Job:
Check every line below for the string "code", and copy the lines that contain it.

Data provided:
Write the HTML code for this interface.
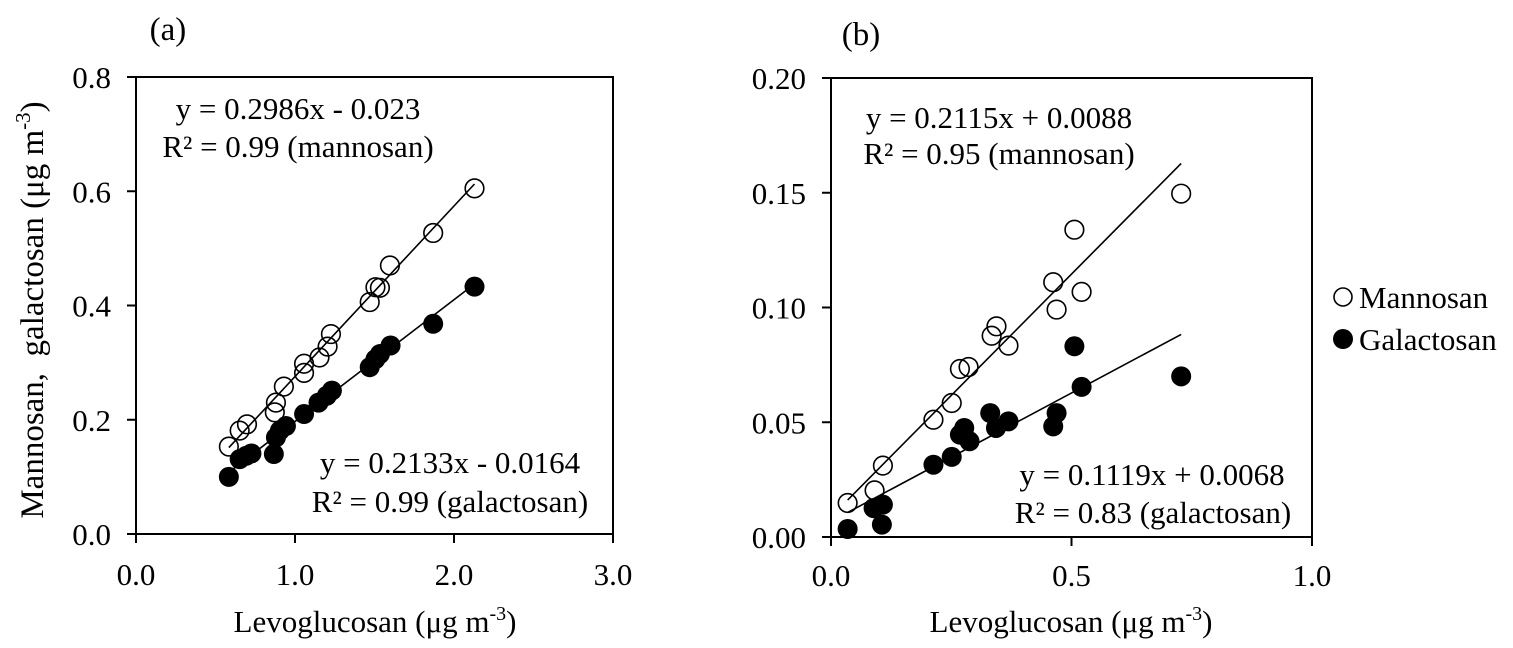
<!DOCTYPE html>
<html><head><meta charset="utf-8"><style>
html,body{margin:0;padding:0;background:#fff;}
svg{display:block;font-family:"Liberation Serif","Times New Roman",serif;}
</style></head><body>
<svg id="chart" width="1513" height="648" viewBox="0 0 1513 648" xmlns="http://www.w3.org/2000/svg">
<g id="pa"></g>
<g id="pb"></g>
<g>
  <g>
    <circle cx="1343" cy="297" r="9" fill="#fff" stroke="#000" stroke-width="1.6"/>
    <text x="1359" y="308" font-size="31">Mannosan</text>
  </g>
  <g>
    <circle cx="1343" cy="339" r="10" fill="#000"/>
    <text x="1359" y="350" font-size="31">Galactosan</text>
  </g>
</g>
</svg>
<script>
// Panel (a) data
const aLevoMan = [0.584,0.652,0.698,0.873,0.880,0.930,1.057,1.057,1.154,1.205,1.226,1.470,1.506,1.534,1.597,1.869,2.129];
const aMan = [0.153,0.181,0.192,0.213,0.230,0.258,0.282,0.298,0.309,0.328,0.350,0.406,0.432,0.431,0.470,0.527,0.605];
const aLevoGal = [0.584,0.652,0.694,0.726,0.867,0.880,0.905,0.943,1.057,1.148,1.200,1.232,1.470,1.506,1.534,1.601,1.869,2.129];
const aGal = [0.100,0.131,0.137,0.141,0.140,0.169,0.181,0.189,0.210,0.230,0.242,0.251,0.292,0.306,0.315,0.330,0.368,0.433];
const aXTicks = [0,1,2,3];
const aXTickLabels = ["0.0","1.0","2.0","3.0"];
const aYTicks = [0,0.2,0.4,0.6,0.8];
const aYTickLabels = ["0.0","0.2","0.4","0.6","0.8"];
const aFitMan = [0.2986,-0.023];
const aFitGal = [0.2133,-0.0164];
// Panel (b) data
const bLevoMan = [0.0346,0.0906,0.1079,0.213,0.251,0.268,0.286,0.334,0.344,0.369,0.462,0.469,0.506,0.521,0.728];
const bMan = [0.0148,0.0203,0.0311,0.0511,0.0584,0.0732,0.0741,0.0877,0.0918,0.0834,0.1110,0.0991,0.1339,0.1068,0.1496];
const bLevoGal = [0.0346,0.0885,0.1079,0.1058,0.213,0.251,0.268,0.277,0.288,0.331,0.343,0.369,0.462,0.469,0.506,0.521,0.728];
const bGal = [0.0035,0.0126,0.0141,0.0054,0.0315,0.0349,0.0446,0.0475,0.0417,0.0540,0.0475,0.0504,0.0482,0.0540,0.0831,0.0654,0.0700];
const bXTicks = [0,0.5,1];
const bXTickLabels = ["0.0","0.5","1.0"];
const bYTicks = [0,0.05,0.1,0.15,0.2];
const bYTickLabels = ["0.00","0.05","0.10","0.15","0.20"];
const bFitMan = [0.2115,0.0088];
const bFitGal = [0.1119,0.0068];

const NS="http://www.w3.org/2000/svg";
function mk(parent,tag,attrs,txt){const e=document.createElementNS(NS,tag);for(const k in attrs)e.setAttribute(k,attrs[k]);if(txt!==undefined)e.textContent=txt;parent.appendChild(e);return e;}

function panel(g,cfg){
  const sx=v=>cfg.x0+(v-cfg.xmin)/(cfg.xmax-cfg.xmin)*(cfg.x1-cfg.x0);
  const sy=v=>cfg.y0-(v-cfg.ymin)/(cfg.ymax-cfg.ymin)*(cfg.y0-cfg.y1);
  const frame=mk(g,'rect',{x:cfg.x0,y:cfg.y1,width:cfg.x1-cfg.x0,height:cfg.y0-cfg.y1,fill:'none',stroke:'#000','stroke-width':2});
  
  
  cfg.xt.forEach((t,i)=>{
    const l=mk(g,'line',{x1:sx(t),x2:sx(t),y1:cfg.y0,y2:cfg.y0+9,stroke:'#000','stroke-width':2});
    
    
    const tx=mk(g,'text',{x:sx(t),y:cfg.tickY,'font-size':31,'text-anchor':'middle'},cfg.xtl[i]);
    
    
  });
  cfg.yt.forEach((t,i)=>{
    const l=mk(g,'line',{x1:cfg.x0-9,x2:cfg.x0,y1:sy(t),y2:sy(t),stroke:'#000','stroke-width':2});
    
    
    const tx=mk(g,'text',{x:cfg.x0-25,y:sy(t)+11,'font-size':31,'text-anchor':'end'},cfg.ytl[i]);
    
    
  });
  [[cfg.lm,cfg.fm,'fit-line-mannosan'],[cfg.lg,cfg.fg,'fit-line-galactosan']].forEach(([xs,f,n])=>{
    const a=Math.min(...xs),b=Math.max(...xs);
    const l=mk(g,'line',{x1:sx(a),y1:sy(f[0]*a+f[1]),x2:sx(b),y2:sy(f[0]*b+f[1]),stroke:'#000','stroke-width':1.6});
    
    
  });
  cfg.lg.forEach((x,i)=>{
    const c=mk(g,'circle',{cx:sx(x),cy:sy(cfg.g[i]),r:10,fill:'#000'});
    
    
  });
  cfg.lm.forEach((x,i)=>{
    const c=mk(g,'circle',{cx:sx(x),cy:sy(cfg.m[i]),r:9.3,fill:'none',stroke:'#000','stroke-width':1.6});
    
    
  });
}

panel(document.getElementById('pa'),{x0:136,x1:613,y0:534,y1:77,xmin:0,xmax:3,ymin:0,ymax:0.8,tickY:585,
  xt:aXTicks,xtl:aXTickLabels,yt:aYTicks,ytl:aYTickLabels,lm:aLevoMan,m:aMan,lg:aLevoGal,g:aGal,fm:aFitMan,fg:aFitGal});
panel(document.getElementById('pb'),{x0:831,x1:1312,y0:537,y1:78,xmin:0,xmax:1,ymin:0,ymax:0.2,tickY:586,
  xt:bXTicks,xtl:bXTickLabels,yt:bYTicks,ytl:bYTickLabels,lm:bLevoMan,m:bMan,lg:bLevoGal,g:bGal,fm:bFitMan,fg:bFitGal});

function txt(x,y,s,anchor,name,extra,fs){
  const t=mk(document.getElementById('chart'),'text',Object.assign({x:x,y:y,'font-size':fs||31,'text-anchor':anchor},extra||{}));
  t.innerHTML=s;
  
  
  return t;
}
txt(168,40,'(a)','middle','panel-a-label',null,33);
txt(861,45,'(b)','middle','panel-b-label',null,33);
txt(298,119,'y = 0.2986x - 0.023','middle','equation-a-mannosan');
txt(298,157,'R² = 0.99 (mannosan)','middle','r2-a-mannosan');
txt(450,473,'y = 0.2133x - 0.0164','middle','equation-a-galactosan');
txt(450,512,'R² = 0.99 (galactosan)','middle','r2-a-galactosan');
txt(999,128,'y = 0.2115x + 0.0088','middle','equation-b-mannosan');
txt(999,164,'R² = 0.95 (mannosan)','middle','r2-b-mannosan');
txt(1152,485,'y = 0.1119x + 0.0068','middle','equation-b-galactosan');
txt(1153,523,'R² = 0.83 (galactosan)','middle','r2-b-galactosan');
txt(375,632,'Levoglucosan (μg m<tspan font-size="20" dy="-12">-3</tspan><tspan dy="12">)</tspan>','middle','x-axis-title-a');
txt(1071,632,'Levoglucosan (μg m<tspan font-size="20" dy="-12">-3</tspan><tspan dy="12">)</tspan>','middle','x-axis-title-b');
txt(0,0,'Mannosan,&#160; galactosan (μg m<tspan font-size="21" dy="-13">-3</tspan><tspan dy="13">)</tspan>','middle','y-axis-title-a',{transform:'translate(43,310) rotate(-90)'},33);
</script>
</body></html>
...
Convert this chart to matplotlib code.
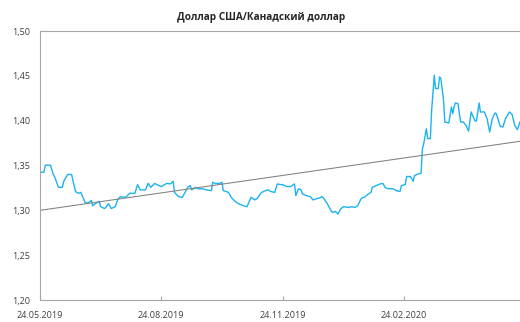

Task solution:
Write the HTML code for this interface.
Convert this chart to matplotlib code.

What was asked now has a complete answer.